The Commission unequivocally recommended that the United Nations establish an international human rights tribunal to bring those responsible to justice, both to appease the East Timorese, and to reassert the authority of the UN Security Council after Indonesia had blatantly violated its agreement with the Council to provide security during the UN-sponsored referendum.

Not surprisingly, the Indonesian government protested, claiming that such a tribunal would be a violation of its national sovereignty. Instead, Jakarta vowed that it would prosecute those responsible for gross human rights violations and war crimes in East Timor. In turn, the Security Council abandoned its own recommendations, and announced that the United Nations would call on the Indonesian government to adhere to its pledge. Given the well-documented shortcomings of the Indonesian legal system and the lack of any specific laws that would enable the government to prosecute soldiers for human rights abuses or crimes of war, it seemed unlikely from the start that Jakarta would actually follow through with its promises. Thus, Annan insisted that the United Nations retained the right to commence an international tribunal at some unspecified point in the future if Indonesia failed to effectively mete out justice.

A year and half later, however, the Indonesian government has yet to commence a single trial concerning crimes committed in East Timor, and the United Nations has done little pressure Jakarta into doing so. Given the United Nations’ efforts to establish courts for the atrocities in Rwanda, Yugoslavia, Cambodia, and Sierra Leone, and given its unprecedented mandate in East Timor in which it assumed sovereign control of a nation, it seems out of keeping that the United Nations has not moved more forcibly.

UNTAET head Sergio Vieira de Mello says he has had to beg for adequate resources to investigate Indonesia’s crimes, which leaves many wondeirng whether the suffering visited on the East Timorese weighs heavily enough on the world’s collective conscience to force the hand of an international tribunal. The forensic and serious crimes units, "are minimal compared to what we had in Bosnia, Kosovo, and Rwanda," says de Mello. Put differently, 800,000 dead in Rwanda or the geo-political importance of the Balkans compels the UN to action, while 1,100 dead on a distant island are more easily ignored.

Since East Timor’s independence, Indonesia has democratically elected its first president in over 40 years, the reformist Muslim scholar Abdurrahman Wahid.
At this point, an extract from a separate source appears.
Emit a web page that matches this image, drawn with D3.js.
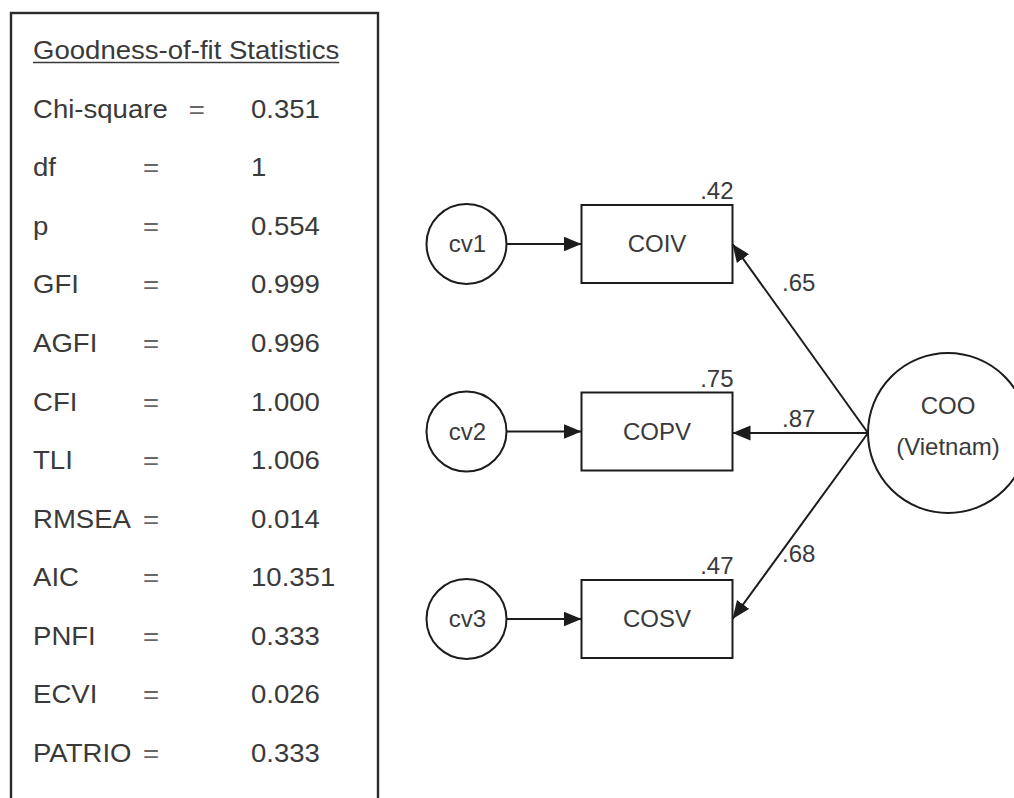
<!DOCTYPE html>
<html>
<head>
<meta charset="utf-8">
<script src="https://cdn.jsdelivr.net/npm/d3@7"></script>
<style>
  html, body { margin: 0; background: #fff; }
  svg { display: block; }
  text { font-family: "Liberation Sans", Arial, Helvetica, sans-serif; }
</style>
</head>
<body>
<svg id="chart" width="1014" height="798"></svg>
<script>
// Goodness-of-fit statistics
const statTitle = "Goodness-of-fit Statistics";
const statLabels = ["Chi-square", "df", "p", "GFI", "AGFI", "CFI", "TLI", "RMSEA", "AIC", "PNFI", "ECVI", "PATRIO"];
const statValues = ["0.351", "1", "0.554", "0.999", "0.996", "1.000", "1.006", "0.014", "10.351", "0.333", "0.026", "0.333"];

// Measurement model: one latent factor, three indicators
const errorTerms = ["cv1", "cv2", "cv3"];
const indicators = ["COIV", "COPV", "COSV"];
const loadings = [0.65, 0.87, 0.68];
const rSquared = [0.42, 0.75, 0.47];
const factorLabel = ["COO", "(Vietnam)"];

const svg = d3.select("#chart");
const ink = "#1c1c1c";
const textInk = "#3a3a3a";
const fmt = v => d3.format(".2f")(v).replace(/^0/, "");

// ---------- statistics panel ----------
const panel = svg.append("g");
panel.append("rect")
  .attr("x", 11).attr("y", 13)
  .attr("width", 367).attr("height", 830)
  .attr("fill", "none").attr("stroke", "#2b2b2b").attr("stroke-width", 2.4);

const rowY = d3.scaleLinear().domain([0, statLabels.length]).range([59, 762]);
const sx = 1.06;
function tableText(x, y, s) {
  return panel.append("text")
    .attr("transform", `translate(${x},${y}) scale(${sx},1)`)
    .attr("font-size", 26)
    .attr("fill", textInk)
    .text(s);
}

const title = tableText(33, rowY(0), statTitle);
const titleW = title.node().getComputedTextLength() * sx;
panel.append("line")
  .attr("x1", 33).attr("x2", 33 + titleW)
  .attr("y1", rowY(0) + 3.5).attr("y2", rowY(0) + 3.5)
  .attr("stroke", textInk).attr("stroke-width", 1.6);

statLabels.forEach((lab, i) => {
  const y = rowY(i + 1);
  const t = tableText(33, y, lab);
  const end = 33 + t.node().getComputedTextLength() * sx;
  const eqX = end > 140 ? end + 21 : 143;
  tableText(eqX, y, "=").attr("fill", "#666");
  tableText(251, y, statValues[i]);
});

// ---------- path diagram ----------
const defs = svg.append("defs");
defs.append("marker")
  .attr("id", "arrow")
  .attr("viewBox", "0 -8 18 16")
  .attr("refX", 18).attr("refY", 0)
  .attr("markerWidth", 18).attr("markerHeight", 16)
  .attr("markerUnits", "userSpaceOnUse")
  .attr("orient", "auto")
  .append("path")
  .attr("d", "M0,-7.5L18,0L0,7.5Z")
  .attr("fill", ink);

const rowScale = d3.scalePoint().domain(indicators).range([244, 619]);
const cvX = 466.5, cvR = 40;
const boxX0 = 581.5, boxW = 151, boxH = 78;
const coo = { x: 948, y: 433, r: 80 };
const cooLeft = coo.x - coo.r;

const diagram = svg.append("g")
  .attr("font-size", 24)
  .attr("fill", textInk);

const rows = diagram.selectAll("g.row")
  .data(indicators.map((name, i) => ({ name, cv: errorTerms[i], load: loadings[i], r2: rSquared[i] })))
  .join("g").attr("class", "row");

// factor -> indicator paths
rows.append("line")
  .attr("x1", cooLeft).attr("y1", coo.y)
  .attr("x2", boxX0 + boxW)
  .attr("y2", d => d.name === indicators[1] ? coo.y : rowScale(d.name))
  .attr("stroke", ink).attr("stroke-width", 2)
  .attr("marker-end", "url(#arrow)");

// error term -> indicator paths
rows.append("line")
  .attr("x1", cvX + cvR).attr("x2", boxX0)
  .attr("y1", d => rowScale(d.name)).attr("y2", d => rowScale(d.name))
  .attr("stroke", ink).attr("stroke-width", 2)
  .attr("marker-end", "url(#arrow)");

// error terms
rows.append("circle")
  .attr("cx", cvX).attr("cy", d => rowScale(d.name)).attr("r", cvR)
  .attr("fill", "#fff").attr("stroke", ink).attr("stroke-width", 2);
rows.append("text")
  .attr("x", cvX + 1).attr("y", d => rowScale(d.name)).attr("dy", "0.35em")
  .attr("text-anchor", "middle")
  .text(d => d.cv);

// observed indicators
rows.append("rect")
  .attr("x", boxX0).attr("y", d => rowScale(d.name) - boxH / 2)
  .attr("width", boxW).attr("height", boxH)
  .attr("fill", "#fff").attr("stroke", ink).attr("stroke-width", 2);
rows.append("text")
  .attr("x", boxX0 + boxW / 2).attr("y", d => rowScale(d.name)).attr("dy", "0.35em")
  .attr("text-anchor", "middle")
  .text(d => d.name);

// squared multiple correlations
rows.append("text")
  .attr("x", boxX0 + boxW + 1)
  .attr("y", d => rowScale(d.name) - boxH / 2 - 6)
  .attr("text-anchor", "end")
  .text(d => fmt(d.r2));

// standardized loadings
rows.append("text")
  .attr("x", 782)
  .attr("y", d => {
    const ry = rowScale(d.name);
    return ry + (coo.y - ry) * 0.277 - 5;
  })
  .text(d => fmt(d.load));

// latent factor
diagram.append("circle")
  .attr("cx", coo.x).attr("cy", coo.y).attr("r", coo.r)
  .attr("fill", "#fff").attr("stroke", ink).attr("stroke-width", 2);
diagram.append("text")
  .attr("x", coo.x).attr("y", coo.y - 19)
  .attr("text-anchor", "middle")
  .text(factorLabel[0]);
diagram.append("text")
  .attr("x", coo.x).attr("y", coo.y + 22)
  .attr("text-anchor", "middle")
  .text(factorLabel[1]);
</script>
</body>
</html>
He has struggled to remove the Indonesian military from politics, and was hoping to use East Timor prosecutions against his military opponents when he came to power. But this agenda has been complicated by the fact that most Indonesians view the independence of East Timor as a national humiliation. Newspaper editorials reflect a widely-held belief that the leading militia leader, Eurico Guterres, and his like are "national heroes" who risked their lives fighting for their country. Indonesian Vice-President Megawati Sukarnoputri, unarguably the most popular politician in the country and the one who holds Wahid’s political fate in her hand, named Guterres the head of her political party’s student wing. Further, Indonesian human rights experts widely expect Sukarnoputri — as the forgone successor to the presidency — to halt any progress towards East Timor prosecutions when she assumes power. As Wahid’s health and his authority throughout the archipelago declines, it becomes increasingly obvious that he is struggling against formidable political factions opposed to his push for accountability.
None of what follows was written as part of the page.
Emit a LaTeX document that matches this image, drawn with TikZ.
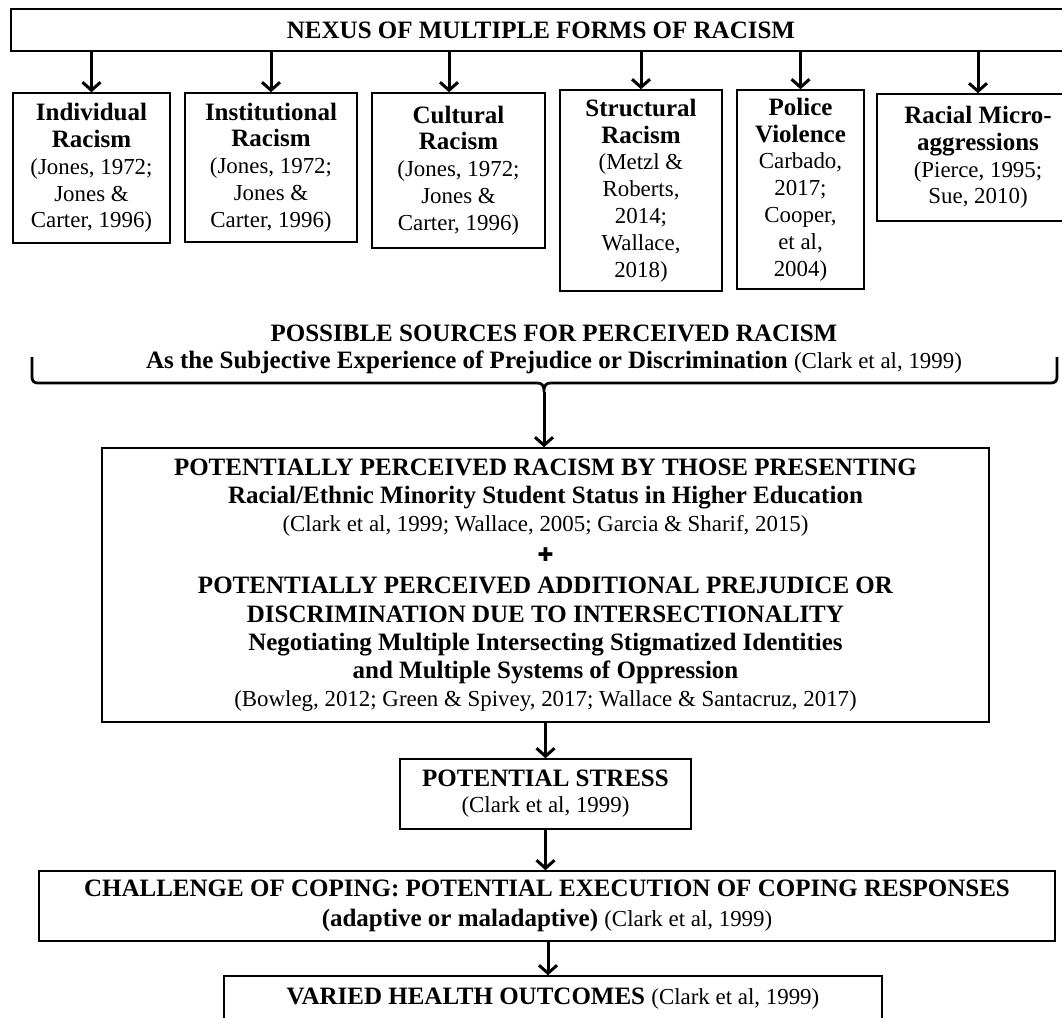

In this contentious context, there is considerable uncertainty regarding the Indonesian government’s willingness and ability to prosecute those responsible for the atrocities in East Timor. Recent months have seen mixed signals strongly indicating that the government is more interested in appearance than action. After an evidence-gathering trip to East Timor, the Indonesian Attorney General’s office released a list of 22 suspects, including head militia leader Guterres. Former Armed Forces Commander General Wiranto, who enjoyed a very close relationship with former dictator Suharto, was found "morally responsible" for the events in East Timor by a government commissioned human rights inquiry. In spite of this, however, Wiranto was not included on the list of war crimes suspects. In what seems to be a horribly misconstrued attempt to demonstrate its commitment to prosecution, the Indonesian government has put Guterres on trial, not for any crimes committed in East Timor, but on a weapons charge stemming from an incident in the refugee camps of West Timor, where he still wields significant power. Indictments of any of the named suspects seem extremely dubious.

In early November, the Indonesian Parliament passed a human rights act that would, for the first time in the nation’s history, empower the courts to prosecute members of the military for human rights abuses and crimes of war. More recently, the Parliament acted to establish an ad hoc court to hear the East Timor cases, but Wahid has yet to ratify that action, and no one is sure that he will. So the progress, while real, is effectively slight.

Without an international tribunal or cooperation from the Indonesian government to create a domestic tribunal, the struggling nation of East Timor is left to pursue justice on its own. For its part, UNTAET is trying desperately to uncover some sense of accountability within the confines of the island nation. Thus far, it has managed to establish the beginnings of a national court system in East Timor and, in early February, an East Timor court handed down its first indictment for a crime committed during the ballot violence, sentencing an East Timorese man to 12 years for murder. However, because the perpetrator was such a "small fish," the trial served to highlight UNTAET’s limitations in facilitating justice.

Since UNTAET has no jurisdiction beyond East Timor’s border, it is all but powerless to pursue justice for the crimes of last year. On paper, the United Nations and Indonesia have agreed to share evidence and to facilitate extraditions, but it is extremely unlikely that Indonesia would relinquish a military officer or militia leader to UNTAET or to an independent East Timor. In fact, in October UNTAET made a formal request for the Indonesian government to extradite Guterres after the militia leader was arrested on the weapons charge. The request was promptly denied. And, in December, when a team of UN investigators arrived in Indonesia to interview military witnesses, it received a less than warm welcome, with a group of protesters attacking one of their cars. "We will never hand over our soldiers for questioning conducted in the interests of UNTAET,’’ declared Deputy Army Chief of Staff Kiki Syahnakrie during the UN visit.

Given that the United Nations continues to balk at its own investigators’ calls for an international tribunal and that there is little, if any, reason to lend credence to Indonesia’s assurances, East Timor will face not only certain hardship but, in all likelihood, the continued withholding of justice. "As long as the men who killed my brother remain unpunished on the other side of the border," Julio Martins Riverio says softly, " I will feel like my heart is broken. But if they come back and respond to what they have done — why and how they did it — my heart will be able to mend a little."